━━━━━ Data for the task

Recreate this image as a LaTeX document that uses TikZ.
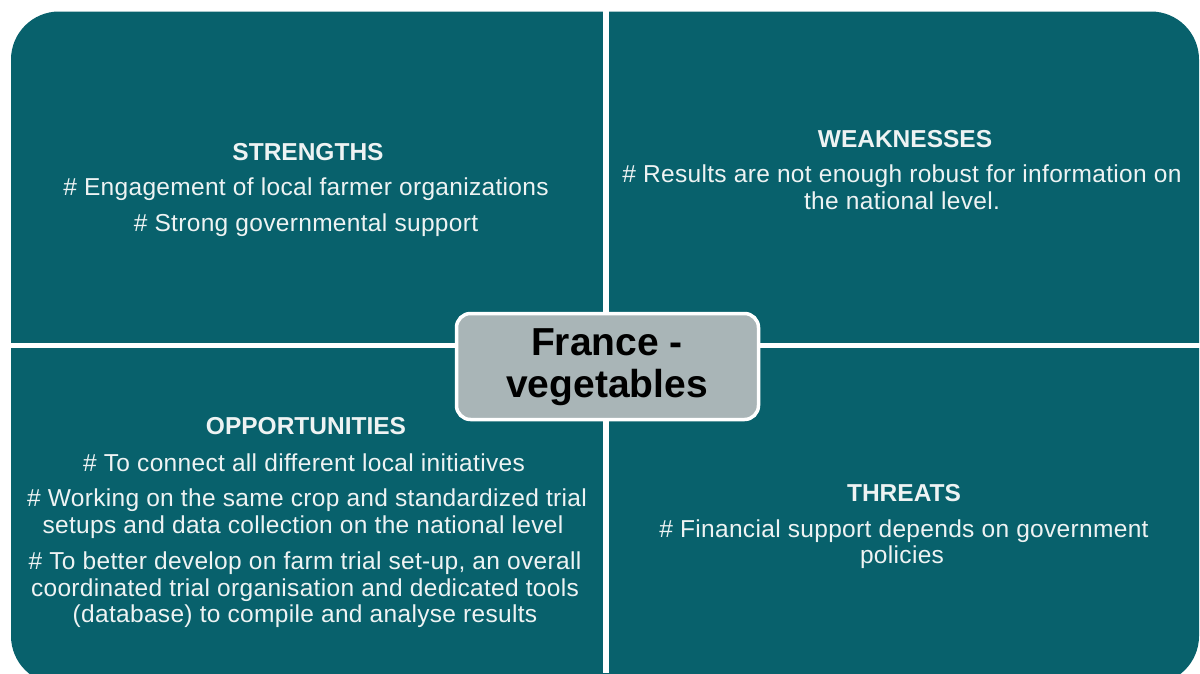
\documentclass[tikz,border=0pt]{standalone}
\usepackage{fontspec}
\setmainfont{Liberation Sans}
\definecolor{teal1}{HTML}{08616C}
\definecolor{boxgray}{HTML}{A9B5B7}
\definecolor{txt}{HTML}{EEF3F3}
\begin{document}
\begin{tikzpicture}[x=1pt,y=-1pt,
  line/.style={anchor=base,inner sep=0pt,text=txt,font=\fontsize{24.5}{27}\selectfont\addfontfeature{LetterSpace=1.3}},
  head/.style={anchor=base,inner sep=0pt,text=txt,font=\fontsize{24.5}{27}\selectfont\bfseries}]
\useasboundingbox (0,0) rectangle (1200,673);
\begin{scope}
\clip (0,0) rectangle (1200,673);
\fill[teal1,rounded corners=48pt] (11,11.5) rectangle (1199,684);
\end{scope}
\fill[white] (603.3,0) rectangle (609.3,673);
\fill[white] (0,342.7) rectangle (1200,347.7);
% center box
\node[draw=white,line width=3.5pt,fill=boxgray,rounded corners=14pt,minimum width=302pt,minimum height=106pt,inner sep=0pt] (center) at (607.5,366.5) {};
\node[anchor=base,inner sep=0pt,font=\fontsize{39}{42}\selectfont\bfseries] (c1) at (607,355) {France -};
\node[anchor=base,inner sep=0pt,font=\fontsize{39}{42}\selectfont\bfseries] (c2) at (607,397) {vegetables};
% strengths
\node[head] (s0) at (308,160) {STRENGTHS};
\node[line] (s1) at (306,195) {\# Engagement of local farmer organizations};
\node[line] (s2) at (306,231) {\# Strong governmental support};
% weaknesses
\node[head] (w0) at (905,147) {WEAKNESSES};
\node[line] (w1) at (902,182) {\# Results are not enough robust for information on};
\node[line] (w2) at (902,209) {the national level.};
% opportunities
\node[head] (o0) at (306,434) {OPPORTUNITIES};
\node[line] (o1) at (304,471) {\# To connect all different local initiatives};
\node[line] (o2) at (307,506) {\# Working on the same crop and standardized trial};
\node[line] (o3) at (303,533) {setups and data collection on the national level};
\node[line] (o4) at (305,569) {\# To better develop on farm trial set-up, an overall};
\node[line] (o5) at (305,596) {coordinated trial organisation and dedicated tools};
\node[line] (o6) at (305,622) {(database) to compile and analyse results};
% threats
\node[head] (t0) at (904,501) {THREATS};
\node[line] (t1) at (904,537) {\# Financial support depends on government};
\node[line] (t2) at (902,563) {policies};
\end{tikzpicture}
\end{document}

━━━━━━━━━━
━━━━━ Data for the task

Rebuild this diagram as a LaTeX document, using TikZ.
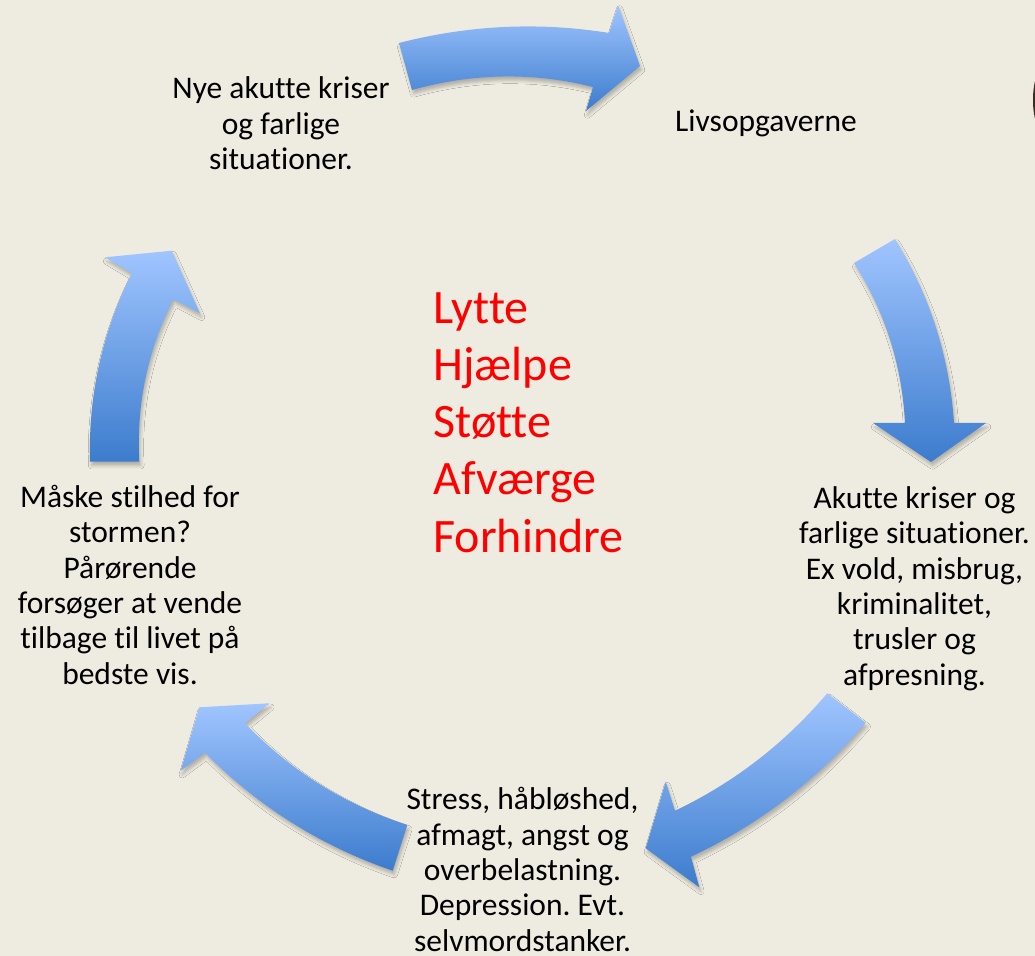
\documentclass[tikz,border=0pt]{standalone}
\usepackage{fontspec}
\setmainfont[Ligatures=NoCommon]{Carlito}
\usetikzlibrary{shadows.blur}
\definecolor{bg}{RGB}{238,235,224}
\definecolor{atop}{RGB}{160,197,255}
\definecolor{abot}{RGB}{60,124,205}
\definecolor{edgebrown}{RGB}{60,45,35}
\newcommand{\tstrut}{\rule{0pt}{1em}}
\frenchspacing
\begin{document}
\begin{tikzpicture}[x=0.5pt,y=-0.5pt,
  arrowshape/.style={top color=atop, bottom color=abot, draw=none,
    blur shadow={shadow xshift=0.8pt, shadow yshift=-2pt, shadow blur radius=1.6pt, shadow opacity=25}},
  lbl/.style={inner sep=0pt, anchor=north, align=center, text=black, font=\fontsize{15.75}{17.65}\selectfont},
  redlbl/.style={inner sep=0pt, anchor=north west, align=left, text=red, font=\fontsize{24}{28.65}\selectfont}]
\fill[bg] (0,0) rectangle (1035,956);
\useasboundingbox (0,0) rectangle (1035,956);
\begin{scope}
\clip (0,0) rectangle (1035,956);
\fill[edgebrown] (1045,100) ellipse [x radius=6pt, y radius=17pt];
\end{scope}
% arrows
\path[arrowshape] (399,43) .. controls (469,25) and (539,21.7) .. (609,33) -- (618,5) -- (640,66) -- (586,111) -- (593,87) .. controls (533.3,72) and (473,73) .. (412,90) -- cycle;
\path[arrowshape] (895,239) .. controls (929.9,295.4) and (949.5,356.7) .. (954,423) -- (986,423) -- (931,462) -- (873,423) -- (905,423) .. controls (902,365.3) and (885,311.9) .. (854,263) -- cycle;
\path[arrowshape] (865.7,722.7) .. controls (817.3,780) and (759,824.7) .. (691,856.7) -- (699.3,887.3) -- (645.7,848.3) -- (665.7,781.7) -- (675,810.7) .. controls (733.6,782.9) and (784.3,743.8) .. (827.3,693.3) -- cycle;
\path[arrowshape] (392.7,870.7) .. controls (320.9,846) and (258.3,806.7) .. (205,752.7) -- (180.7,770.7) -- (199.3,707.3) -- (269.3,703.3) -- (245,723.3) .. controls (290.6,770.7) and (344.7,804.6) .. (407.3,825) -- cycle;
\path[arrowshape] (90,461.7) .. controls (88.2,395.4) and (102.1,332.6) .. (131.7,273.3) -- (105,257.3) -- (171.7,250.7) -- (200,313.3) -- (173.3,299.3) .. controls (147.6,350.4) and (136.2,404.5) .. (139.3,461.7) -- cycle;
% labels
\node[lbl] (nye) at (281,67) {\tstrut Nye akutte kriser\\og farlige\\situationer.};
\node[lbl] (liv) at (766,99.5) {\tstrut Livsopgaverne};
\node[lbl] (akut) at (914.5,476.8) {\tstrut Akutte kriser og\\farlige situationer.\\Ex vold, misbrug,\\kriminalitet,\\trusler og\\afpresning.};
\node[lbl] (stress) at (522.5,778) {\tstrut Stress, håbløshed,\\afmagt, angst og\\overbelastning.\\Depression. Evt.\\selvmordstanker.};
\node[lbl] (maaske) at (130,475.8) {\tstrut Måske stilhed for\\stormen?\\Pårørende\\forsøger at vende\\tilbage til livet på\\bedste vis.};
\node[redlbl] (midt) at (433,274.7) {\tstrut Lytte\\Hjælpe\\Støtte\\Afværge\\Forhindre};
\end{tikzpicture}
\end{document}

━━━━━━━━━━

What is needed: Gather each line in the data that holds the string "LaTeX".

Output:
Recreate this image as a LaTeX document that uses TikZ.
Rebuild this diagram as a LaTeX document, using TikZ.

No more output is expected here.